G2 Crowd is releasing its third quarterly research report: Crowd Views. The first two focused on “Solving the Talent Crisis” and “Solving Common Enterprise Problems.” This edition is about small business and the technology they use to solve their problems. The goal of this edition of Crowd Views is to help other small businesses understand what their peers are using to solve business problems. This is the sixth blog in our 10-part series about these small-business insights.
For small businesses, marketing is a constant struggle. With the advent of the internet, marketing software has never been more accessible, however, the breadth of choices and time commitment can be overwhelming. While billboards and TV ads may seem like easy and comfortable (though expensive) solutions to fall back on, their influence is steadily being eclipsed by the tech space.
In our most recent Crowd Views survey, we found that small businesses looking to grow are primarily investing in marketing and advertising this year (Crowd Views fig. 13). This makes complete sense: acquiring more customers is almost guaranteed to mean more revenue. However, how that money is used can make or break your attempt at growth.
Something that should absolutely be considered as a part of an online marketing strategy is online reviews. Of course, this is something that we here at G2 Crowd are deeply familiar with. Reviews empower buyers to make informed decisions, which is great for consumers, but can seem less positive for businesses.
These days, people put a lot of trust in online reviews. Apparently, 84 percent of people trust online reviews as much as a personal recommendation, and 90 percent read fewer than 10 reviews before forming an opinion. More importantly, according to the source above, Google takes reviews into account for search rankings (along with distance and relevance), so the better your reviews the higher your search rankings will likely be.

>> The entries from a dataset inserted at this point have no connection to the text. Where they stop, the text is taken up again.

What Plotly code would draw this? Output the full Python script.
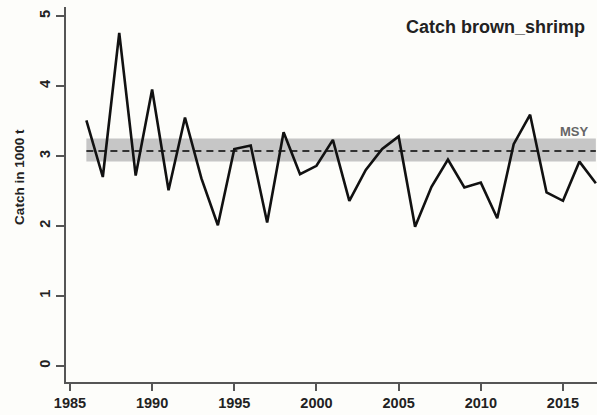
import plotly.graph_objects as go

years = list(range(1986, 2018))
catch = [3.51, 2.70, 4.76, 2.72, 3.95, 2.51, 3.55, 2.68, 2.01, 3.10,
         3.15, 2.05, 3.34, 2.74, 2.86, 3.23, 2.36, 2.80, 3.10, 3.28,
         1.99, 2.56, 2.95, 2.55, 2.62, 2.11, 3.17, 3.59, 2.48, 2.36,
         2.92, 2.61]
msy = 3.07
msy_low = 2.92
msy_high = 3.25
x_ticks = [1985, 1990, 1995, 2000, 2005, 2010, 2015]
y_ticks = [0, 1, 2, 3, 4, 5]

FONT = "Liberation Sans, Arial, sans-serif"

fig = go.Figure()
# MSY band
fig.add_trace(go.Scatter(
    x=years + years[::-1],
    y=[msy_high] * len(years) + [msy_low] * len(years),
    fill="toself", fillcolor="#c6c6c6", line=dict(width=0),
    mode="lines", hoverinfo="skip", showlegend=False))
# MSY dashed line
fig.add_trace(go.Scatter(
    x=years, y=[msy] * len(years), mode="lines",
    line=dict(color="#333333", width=2, dash="7px,5px"),
    showlegend=False))
# Catch line
fig.add_trace(go.Scatter(
    x=years, y=catch, mode="lines",
    line=dict(color="#111111", width=2.6),
    showlegend=False))

fig.add_annotation(text="<b>Catch brown_shrimp</b>", xref="paper", yref="paper",
                   x=1, y=0.947, xanchor="right", yanchor="middle", xshift=-10,
                   showarrow=False, font=dict(family=FONT, size=18, color="#222222"))
fig.add_annotation(text="<b>MSY</b>", xref="x", yref="y",
                   x=2015.7, y=3.35, xanchor="center", yanchor="middle",
                   showarrow=False, font=dict(family=FONT, size=13, color="#666666"))
fig.add_annotation(text="<b>Catch in 1000 t</b>", xref="paper", yref="paper",
                   x=0, y=0.547, xanchor="center", yanchor="middle", xshift=-46,
                   textangle=-90, showarrow=False,
                   font=dict(family=FONT, size=13.5, color="#222222"))

fig.update_layout(
    width=597, height=415,
    margin=dict(l=66, r=0, t=7, b=33),
    paper_bgcolor="#fdfdfa", plot_bgcolor="#fdfdfa",
    font=dict(family=FONT, color="#222222"),
    xaxis=dict(range=[1984.76, 2017.07], tickvals=x_ticks,
               ticktext=[f"<b>{v}</b>" for v in x_ticks],
               ticks="outside", ticklen=7, tickwidth=1.5, tickcolor="#555555",
               showline=True, linecolor="#555555", linewidth=1.6,
               showgrid=False, zeroline=False,
               tickfont=dict(family=FONT, size=14.5, color="#222222")),
    yaxis=dict(range=[-0.229, 5.129], tickvals=y_ticks,
               ticktext=[f"<b>{v}</b>" for v in y_ticks],
               ticks="outside", ticklen=8, tickwidth=1.5, tickcolor="#555555",
               showline=True, linecolor="#555555", linewidth=1.6,
               showgrid=False, zeroline=False, tickangle=-90,
               tickfont=dict(family=FONT, size=14.5, color="#222222")),
)

fig.write_html(
    "out.html",
    config={"displayModeBar": False},
    post_script="document.body.style.margin='0';document.body.style.padding='0';"
                "document.body.style.overflow='hidden';",
)
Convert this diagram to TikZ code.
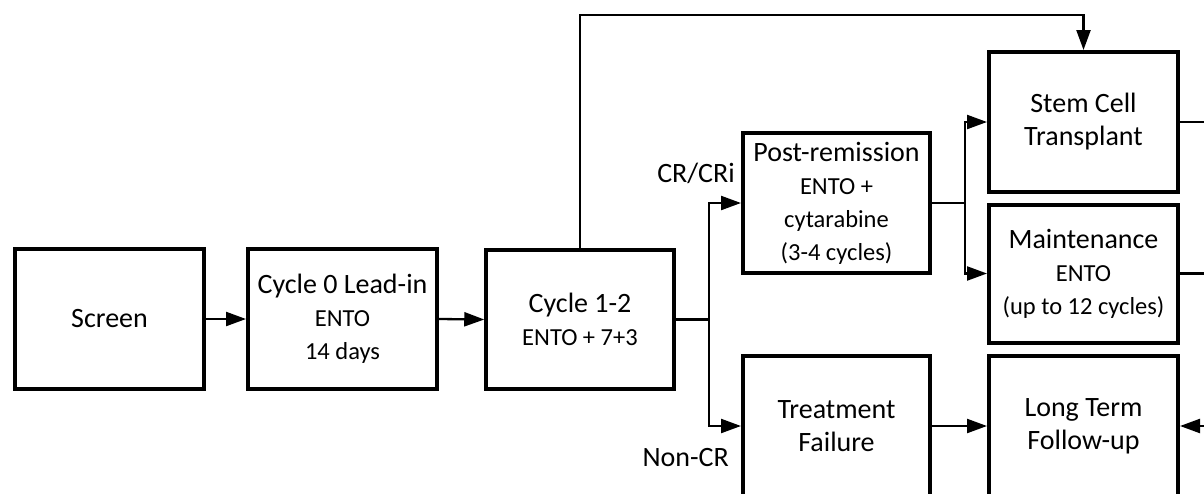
\documentclass[tikz,border=0pt]{standalone}
\usepackage{fontspec}
\setmainfont{Carlito}
\usetikzlibrary{arrows.meta}
\newcommand{\bigf}{\fontsize{28}{33}\selectfont}
\newcommand{\smf}{\fontsize{24.5}{30}\selectfont}
\tikzset{
  box/.style={draw=black, line width=4pt, fill=white, inner sep=0pt, align=center, font=\bigf},
  conn/.style={line width=2.3pt},
  arr/.style={conn, -{Triangle[length=20pt,width=14pt]}},
  lbl/.style={font=\bigf, inner sep=0pt}
}
\begin{document}
\begin{tikzpicture}[x=1pt,y=-1pt]
\useasboundingbox (0,0) rectangle (1204,493);
\clip (0,0) rectangle (1204,493);
\fill[white] (0,0) rectangle (1204,493);
\node[box, minimum width=189pt, minimum height=140pt] (screen) at (109.5,319) {Screen};
\node[box, minimum width=189pt, minimum height=140pt] (cyc0) at (342.5,319) {Cycle 0 Lead-in\\ {\smf ENTO}\\ {\smf 14 days}};
\node[box, line width=3.5pt, minimum width=188pt, minimum height=139pt] (cyc12) at (580,319.5) {Cycle 1-2\\ {\smf ENTO + 7+3}};
\node[box, minimum width=187pt, minimum height=140pt] (post) at (836.5,203) {Post-remission\\ {\smf ENTO +}\\ {\smf cytarabine}\\ {\smf (3-4 cycles)}};
\node[box, minimum width=187pt, minimum height=140pt] (fail) at (836.5,426) {Treatment\\ Failure};
\node[box, minimum width=189pt, minimum height=140pt] (stem) at (1083.5,122) {Stem Cell\\ Transplant};
\node[box, minimum width=189pt, minimum height=138pt] (maint) at (1083.5,273.5) {Maintenance\\ {\smf ENTO}\\ {\smf (up to 12 cycles)}};
\node[box, minimum width=189pt, minimum height=140pt] (ltfu) at (1083.5,426) {Long Term\\ Follow-up};
\node[lbl, anchor=east] (crl) at (735,173) {CR/CRi};
\node[lbl, anchor=east] (ncl) at (729,458) {Non-CR};
\coordinate (top) at (0,15);
\coordinate (sp1) at (709,319.5);
\coordinate (sp2) at (965,203);
\coordinate (rr) at (1230,0);
\draw[arr] (screen.east) -- (cyc0.west);
\draw[arr] (cyc0.east) -- (cyc12.west);
\draw[arr] (cyc12.north) |- (stem.north |- top) -- (stem.north);
\draw[conn] (cyc12.east) -- (sp1);
\draw[arr] (sp1) |- (post.west);
\draw[arr] (sp1) |- (fail.west);
\draw[conn] (post.east) -- (sp2);
\draw[arr] (sp2) |- (stem.west);
\draw[arr] (sp2) |- (maint.west);
\draw[arr] (fail.east) -- (ltfu.west);
\draw[arr] (stem.east) -| (rr |- ltfu.east) -- (ltfu.east);
\draw[conn] (maint.east) -- (maint.east -| rr);
\end{tikzpicture}
\end{document}
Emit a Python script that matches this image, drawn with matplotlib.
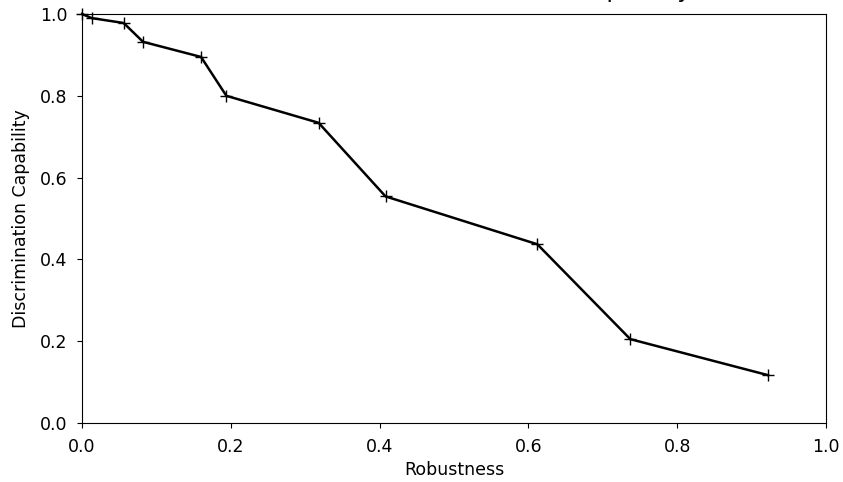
import matplotlib
matplotlib.use("Agg")
import matplotlib.pyplot as plt

# Robustness / discrimination trade-off curve
robustness = [0.0, 0.013, 0.056, 0.082, 0.160, 0.194, 0.318, 0.408, 0.612, 0.737, 0.922]
discrimination = [1.0, 0.990, 0.978, 0.932, 0.895, 0.800, 0.734, 0.554, 0.437, 0.205, 0.117]

TITLE = "Robustness vs Discrimination Capability"


def main():
    fig = plt.figure(figsize=(8.43, 4.82), dpi=100)
    ax = fig.add_axes([82 / 843, 1 - 423 / 482, (826 - 82) / 843, (423 - 14) / 482])

    ax.plot(robustness, discrimination, color="black", marker="+",
            markersize=8, linewidth=1.8, clip_on=False)

    ax.set_xlim(0, 1)
    ax.set_ylim(0, 1)
    ax.tick_params(labelsize=12.5, pad=7)
    ax.set_xlabel("Robustness", fontsize=12.5, labelpad=4)
    ax.set_ylabel("Discrimination Capability", fontsize=12.5, labelpad=7)
    ax.set_title(TITLE, fontsize=16.5, pad=12, x=0.51)

    fig.savefig("out.png", dpi=100)
    plt.close(fig)


if __name__ == "__main__":
    main()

Bad reviews can give invaluable insight into the places where your business needs to improve and, if handled correctly, can actually win people over.
Yelp, the online business review site, recently released a factsheet with a variety of statistics. As of June 30, 2017, the site has a total of 135 million reviews. 22 percent of those reviews are for shopping-related businesses, 18 percent are for restaurants, and 14 percent are for home and other local services. But, positively, 47 percent of those are five stars and only 15 percent are one star. So if you’re a small-business owner concerned that online reviews might hurt your business, your fears may be unfounded.
However, it’s worth noting that the system is not always as honest as it appears. In 2013, Yelp was taken to court by small businesses that alleged that Yelp was extorting them for advertising money in order to remove bad reviews (the court ruled Yelp was not extorting business owners). Yelp does have an algorithm that recommends reviews as “helpful” and hides reviews that are considered “unhelpful” or may be fake. That doesn’t stop businesses from buying fake 5-star reviews in an attempt to raise their rankings, even though this is not a good idea.
In fact, negative reviews can actually be a good thing. Bad reviews can give invaluable insight into the places where your business needs to improve and, if handled correctly, can actually win people over. By responding quickly, publicly and sympathetically, customers can see that you care about both the quality of service provided and the customers themselves.
Online reviews can help you grow your business in multiple ways, but it’s up to you to provide a quality product. The adage “the customer is always right” feels outdated, but there is still an element of truth to it. Customers will always have opinions and you may or may not agree with them, but they are always entitled to those opinions. The internet simply makes those opinions public.